L'homme d'affaires Claude Pantaloni a joué pendant des mois à un « habile » ping-pong bancaire avec les centaines de millions de dollars de ses clients pour obtenir du crédit de façon « malhonnête ». Quinze ans plus tard, l'homme de 72 ans a été reconnu coupable hier d'avoir fraudé la Banque Scotia pour une somme considérable grâce à un stratagème complexe de transactions bancaires à découvert.

La fraude bancaire manigancée par le Montréalais s'est déroulée entre le 1er septembre 2001 et le 24 juillet 2002. Mais preuve de la très grande complexité de la fraude, ce n'est qu'en 2009 que l'enquête Conversion de la Gendarmerie royale du Canada s'est conclue par le dépôt d'une accusation criminelle de fraude de plus de 5000 $. Les procédures judiciaires se sont ensuite étirées sur huit longues années.

L'entreprise de Claude Pantaloni, Paie-Maître PC, fournissait des services de paie des employés à plus de 1000 entreprises en utilisant le système de transfert électronique de fonds de la Banque de Nouvelle-Écosse, connue sous le nom de Banque Scotia. Le volume des transactions hebdomadaires s'élevait à plusieurs millions de dollars.
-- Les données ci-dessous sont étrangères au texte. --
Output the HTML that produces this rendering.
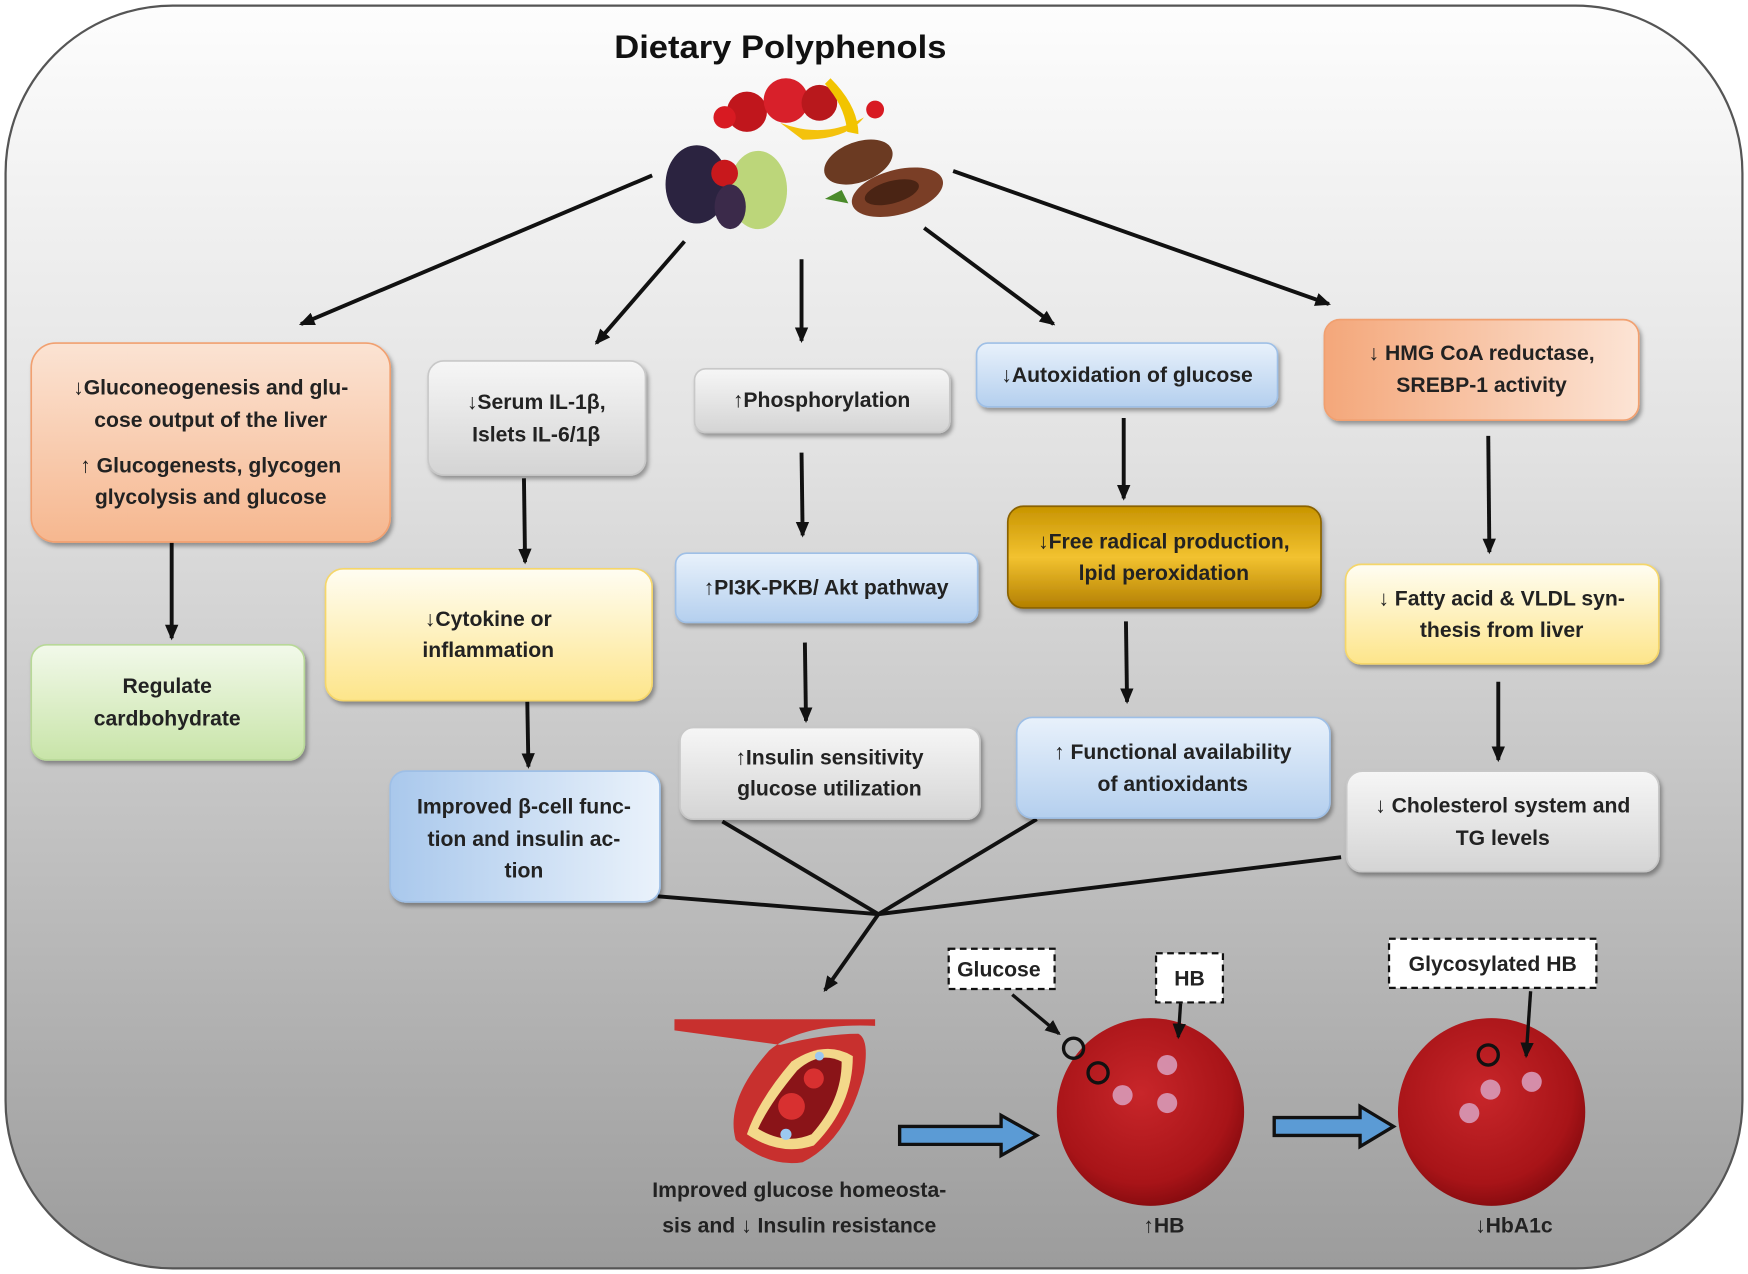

Or, à l'insu de ses clients et des banques, Claude Pantaloni multipliait les transferts de fonds « irréguliers » de millions de dollars chaque semaine, voire tous les jours, entre les deux comptes de son entreprise à la Banque Scotia et à la Banque de Montréal (BMO). Ces « manoeuvres frauduleuses » ont ainsi causé un découvert important à la Banque Scotia. La preuve de la somme exacte perdue par la banque n'a pas été établie, mais le juge Jean-Paul Braun a évoqué « probablement 10 millions et plus » après la lecture du jugement.

Entre avril et juillet 2002, les deux tiers des 6296 transferts de fonds effectués par Paie-Maître n'étaient pas liés aux affaires courantes de l'entreprise, a révélé la preuve de la poursuite dans le procès. Ces sommes transférées entre les deux comptes bancaires de l'entreprise dans un ping-pong quasi quotidien s'élevaient à pas moins de 643 millions de dollars seulement durant cette période.

Ce stratagème de kiting ou de « tirage à découvert » permettait à Claude Pantaloni d'obtenir pour une courte période des sommes importantes en profitant du temps s'écoulant entre le traitement des sommes inscrites au débit et portées au crédit. Par exemple, le 12 octobre 2001, l'entreprise de l'accusé a débité le compte de son client, l'entreprise Lassonde, de 1,7 million, puis l'a crédité de 1,3 million le jour même. Le solde dû de 325 000 $ était ensuite compensé par la paie du 15 octobre. Puis, pendant quatre jours d'affilée, on inscrivait au débit et au crédit aussitôt 1,4 million, ainsi de suite.

Selon le juge Braun, ces sommes n'ont pas été choisies au hasard et ont été « habilement calculées » par l'accusé. « Les opérations avec Lassonde et les montants spécifiques de ces opérations démontrent une habileté comptable et une façon détournée d'obtenir du crédit sans le demander », explique le juge. La BMO a finalement découvert le stratagème en juin 2002, poussant l'entreprise de l'accusé à la faillite.

Claude Pantaloni a témoigné pendant le procès que les transactions aller-retour jugées irrégulières n'étaient que des « tests ». Toutefois, le juge n'a pas cru cette version en raison du « nombre et [de] la fréquence » des opérations. Le juge Braun souligne également la « manipulation » et le « manque d'honnêteté » de l'accusé qui prétendait ne pas connaître le kiting, alors qu'il a une formation en comptabilité à HEC Montréal.

« C'est un coup dur pour M. Pantaloni. C'était toute [s]a vie », a conclu le juge Braun, après la lecture de sa décision. Dans la salle, le septuagénaire à la stature imposante n'a pas bronché. Les observations sur la peine auront lieu le 7 février prochain.